## START THE RECORDS

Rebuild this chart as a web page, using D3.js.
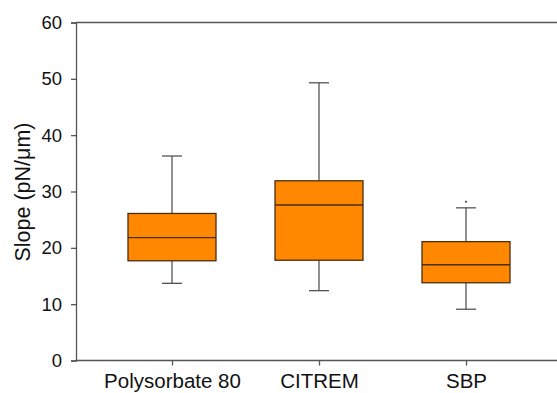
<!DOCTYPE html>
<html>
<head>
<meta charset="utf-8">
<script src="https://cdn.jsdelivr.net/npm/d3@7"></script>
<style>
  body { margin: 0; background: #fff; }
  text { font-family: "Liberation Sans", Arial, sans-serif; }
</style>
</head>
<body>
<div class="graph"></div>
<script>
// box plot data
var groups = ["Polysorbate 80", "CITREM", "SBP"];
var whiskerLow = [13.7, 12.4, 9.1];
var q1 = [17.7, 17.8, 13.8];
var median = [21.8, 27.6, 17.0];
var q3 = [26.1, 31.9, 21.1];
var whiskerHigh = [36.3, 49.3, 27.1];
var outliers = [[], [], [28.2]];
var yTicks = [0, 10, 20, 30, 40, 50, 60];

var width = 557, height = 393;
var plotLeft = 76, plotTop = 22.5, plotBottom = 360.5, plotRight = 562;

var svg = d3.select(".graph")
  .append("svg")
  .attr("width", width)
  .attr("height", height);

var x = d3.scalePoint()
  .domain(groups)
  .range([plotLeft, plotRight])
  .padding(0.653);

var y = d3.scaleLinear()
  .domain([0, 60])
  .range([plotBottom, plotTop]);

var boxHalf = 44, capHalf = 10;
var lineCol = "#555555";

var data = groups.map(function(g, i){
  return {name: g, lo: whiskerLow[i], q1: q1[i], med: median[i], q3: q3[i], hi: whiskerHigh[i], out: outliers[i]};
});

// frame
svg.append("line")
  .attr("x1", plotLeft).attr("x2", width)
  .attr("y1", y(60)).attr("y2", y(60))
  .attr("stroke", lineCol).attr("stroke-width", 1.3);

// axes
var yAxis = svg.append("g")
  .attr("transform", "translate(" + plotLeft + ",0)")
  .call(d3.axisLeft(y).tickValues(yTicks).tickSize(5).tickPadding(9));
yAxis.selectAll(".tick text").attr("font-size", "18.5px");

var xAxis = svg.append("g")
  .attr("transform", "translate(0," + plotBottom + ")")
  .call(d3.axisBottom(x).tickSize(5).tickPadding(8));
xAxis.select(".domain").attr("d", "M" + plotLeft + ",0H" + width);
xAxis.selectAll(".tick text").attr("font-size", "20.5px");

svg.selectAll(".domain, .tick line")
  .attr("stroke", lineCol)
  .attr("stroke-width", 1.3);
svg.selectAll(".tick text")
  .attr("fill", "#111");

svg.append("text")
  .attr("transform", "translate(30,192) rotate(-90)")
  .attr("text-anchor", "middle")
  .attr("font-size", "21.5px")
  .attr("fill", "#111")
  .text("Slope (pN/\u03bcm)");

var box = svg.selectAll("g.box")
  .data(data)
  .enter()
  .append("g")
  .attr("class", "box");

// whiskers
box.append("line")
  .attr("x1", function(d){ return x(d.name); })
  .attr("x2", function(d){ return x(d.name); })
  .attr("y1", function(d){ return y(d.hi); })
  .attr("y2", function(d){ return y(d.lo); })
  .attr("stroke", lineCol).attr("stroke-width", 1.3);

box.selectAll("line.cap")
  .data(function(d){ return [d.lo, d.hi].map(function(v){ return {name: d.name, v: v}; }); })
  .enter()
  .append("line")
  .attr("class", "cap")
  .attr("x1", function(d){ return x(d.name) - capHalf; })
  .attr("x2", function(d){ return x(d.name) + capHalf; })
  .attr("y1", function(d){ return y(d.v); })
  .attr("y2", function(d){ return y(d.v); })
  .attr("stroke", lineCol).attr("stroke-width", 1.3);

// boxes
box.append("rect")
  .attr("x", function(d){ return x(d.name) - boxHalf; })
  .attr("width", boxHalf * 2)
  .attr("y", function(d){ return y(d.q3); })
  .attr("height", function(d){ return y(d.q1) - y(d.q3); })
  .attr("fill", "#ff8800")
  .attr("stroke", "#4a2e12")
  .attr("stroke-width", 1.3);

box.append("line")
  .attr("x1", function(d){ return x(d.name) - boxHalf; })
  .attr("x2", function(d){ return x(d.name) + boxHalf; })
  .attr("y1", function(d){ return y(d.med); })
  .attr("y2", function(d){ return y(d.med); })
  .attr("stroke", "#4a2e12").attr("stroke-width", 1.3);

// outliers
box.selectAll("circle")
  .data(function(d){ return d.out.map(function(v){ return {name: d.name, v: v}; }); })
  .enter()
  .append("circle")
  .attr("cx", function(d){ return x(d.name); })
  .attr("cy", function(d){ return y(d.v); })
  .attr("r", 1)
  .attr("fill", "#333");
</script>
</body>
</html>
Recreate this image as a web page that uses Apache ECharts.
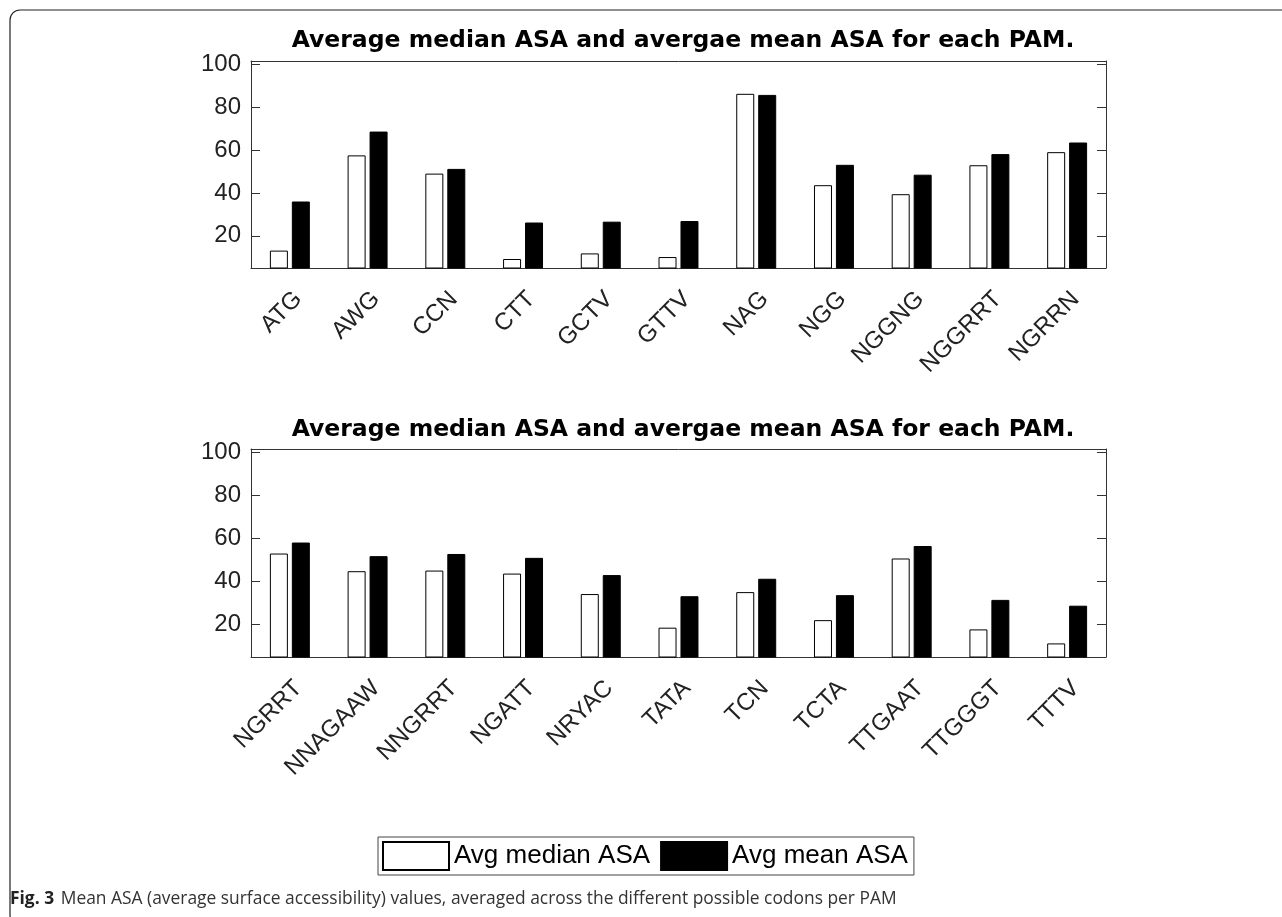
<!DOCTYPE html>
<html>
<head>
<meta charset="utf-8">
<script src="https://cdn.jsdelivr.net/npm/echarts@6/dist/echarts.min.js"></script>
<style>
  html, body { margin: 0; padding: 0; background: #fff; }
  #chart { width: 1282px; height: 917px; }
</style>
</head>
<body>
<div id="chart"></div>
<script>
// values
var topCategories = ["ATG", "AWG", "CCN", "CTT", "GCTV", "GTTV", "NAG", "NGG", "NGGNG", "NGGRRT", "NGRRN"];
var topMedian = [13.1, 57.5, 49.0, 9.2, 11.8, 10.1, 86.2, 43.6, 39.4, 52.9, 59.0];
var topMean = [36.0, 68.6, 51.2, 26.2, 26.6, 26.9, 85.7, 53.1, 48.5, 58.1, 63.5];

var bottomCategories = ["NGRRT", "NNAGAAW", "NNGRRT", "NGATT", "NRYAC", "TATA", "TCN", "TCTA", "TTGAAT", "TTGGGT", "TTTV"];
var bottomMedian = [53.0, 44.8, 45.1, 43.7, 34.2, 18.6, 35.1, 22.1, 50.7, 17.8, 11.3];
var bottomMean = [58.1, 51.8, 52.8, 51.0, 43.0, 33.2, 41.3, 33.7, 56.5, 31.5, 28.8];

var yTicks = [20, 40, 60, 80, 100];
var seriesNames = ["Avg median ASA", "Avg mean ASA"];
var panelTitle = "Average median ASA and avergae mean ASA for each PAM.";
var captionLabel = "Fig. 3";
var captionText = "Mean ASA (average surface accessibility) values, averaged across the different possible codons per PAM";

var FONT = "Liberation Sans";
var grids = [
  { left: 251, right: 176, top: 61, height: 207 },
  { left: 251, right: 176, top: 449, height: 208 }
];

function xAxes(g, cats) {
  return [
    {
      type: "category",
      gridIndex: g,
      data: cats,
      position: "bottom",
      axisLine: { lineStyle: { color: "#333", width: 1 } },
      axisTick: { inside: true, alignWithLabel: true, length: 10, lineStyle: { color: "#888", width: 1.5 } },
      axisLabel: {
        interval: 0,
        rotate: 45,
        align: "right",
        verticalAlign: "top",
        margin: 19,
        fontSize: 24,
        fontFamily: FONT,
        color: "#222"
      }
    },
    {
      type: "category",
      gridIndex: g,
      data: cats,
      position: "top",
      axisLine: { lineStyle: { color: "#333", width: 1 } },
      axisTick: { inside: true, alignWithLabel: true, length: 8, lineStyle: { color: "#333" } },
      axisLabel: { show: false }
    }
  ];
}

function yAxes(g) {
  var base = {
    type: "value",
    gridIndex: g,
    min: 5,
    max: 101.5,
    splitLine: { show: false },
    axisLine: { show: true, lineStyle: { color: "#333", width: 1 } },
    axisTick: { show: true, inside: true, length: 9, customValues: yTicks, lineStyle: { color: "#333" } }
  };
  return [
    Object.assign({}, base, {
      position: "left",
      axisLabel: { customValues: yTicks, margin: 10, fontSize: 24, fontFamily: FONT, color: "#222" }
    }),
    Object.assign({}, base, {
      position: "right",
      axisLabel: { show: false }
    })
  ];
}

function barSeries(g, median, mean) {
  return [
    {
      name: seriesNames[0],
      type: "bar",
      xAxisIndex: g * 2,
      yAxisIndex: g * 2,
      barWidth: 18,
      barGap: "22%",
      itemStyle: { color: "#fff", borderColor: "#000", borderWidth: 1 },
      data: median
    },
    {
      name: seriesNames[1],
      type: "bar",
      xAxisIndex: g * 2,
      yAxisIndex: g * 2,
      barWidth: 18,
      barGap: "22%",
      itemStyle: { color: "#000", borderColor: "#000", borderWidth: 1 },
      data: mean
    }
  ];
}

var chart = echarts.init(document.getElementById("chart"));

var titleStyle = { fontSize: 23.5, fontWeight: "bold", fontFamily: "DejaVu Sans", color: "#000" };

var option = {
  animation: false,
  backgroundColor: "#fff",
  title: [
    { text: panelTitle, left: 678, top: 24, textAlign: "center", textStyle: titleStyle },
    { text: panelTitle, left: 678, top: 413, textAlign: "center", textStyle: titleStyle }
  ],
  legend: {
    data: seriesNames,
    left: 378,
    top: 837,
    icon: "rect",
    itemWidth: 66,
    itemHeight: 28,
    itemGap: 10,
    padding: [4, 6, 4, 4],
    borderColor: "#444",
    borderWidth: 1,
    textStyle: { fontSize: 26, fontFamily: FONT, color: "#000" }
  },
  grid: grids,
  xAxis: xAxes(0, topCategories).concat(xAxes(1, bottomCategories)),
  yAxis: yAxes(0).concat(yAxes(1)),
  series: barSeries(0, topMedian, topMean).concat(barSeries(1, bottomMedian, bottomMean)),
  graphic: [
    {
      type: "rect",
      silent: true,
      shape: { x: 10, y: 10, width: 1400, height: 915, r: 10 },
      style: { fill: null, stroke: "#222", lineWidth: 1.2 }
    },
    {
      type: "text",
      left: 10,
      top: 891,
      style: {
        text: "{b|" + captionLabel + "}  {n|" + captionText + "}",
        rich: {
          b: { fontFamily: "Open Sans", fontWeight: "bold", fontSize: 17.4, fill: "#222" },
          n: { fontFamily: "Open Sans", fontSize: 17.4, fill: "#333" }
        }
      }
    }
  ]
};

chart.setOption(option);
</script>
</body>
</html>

## END THE RECORDS

* [EXERCISE INSTRUCTIONS]
Reproduce, starting at the line containing "Recreate this image" and stopping after the line containing "48.5, 58.1, 63.5];", each of those lines exactly and no others; leave pictures out.

* [EXERCISE OUTPUT]
Recreate this image as a web page that uses Apache ECharts.
<!DOCTYPE html>
<html>
<head>
<meta charset="utf-8">
<script src="https://cdn.jsdelivr.net/npm/echarts@6/dist/echarts.min.js"></script>
<style>
  html, body { margin: 0; padding: 0; background: #fff; }
  #chart { width: 1282px; height: 917px; }
</style>
</head>
<body>
<div id="chart"></div>
<script>
// values
var topCategories = ["ATG", "AWG", "CCN", "CTT", "GCTV", "GTTV", "NAG", "NGG", "NGGNG", "NGGRRT", "NGRRN"];
var topMedian = [13.1, 57.5, 49.0, 9.2, 11.8, 10.1, 86.2, 43.6, 39.4, 52.9, 59.0];
var topMean = [36.0, 68.6, 51.2, 26.2, 26.6, 26.9, 85.7, 53.1, 48.5, 58.1, 63.5];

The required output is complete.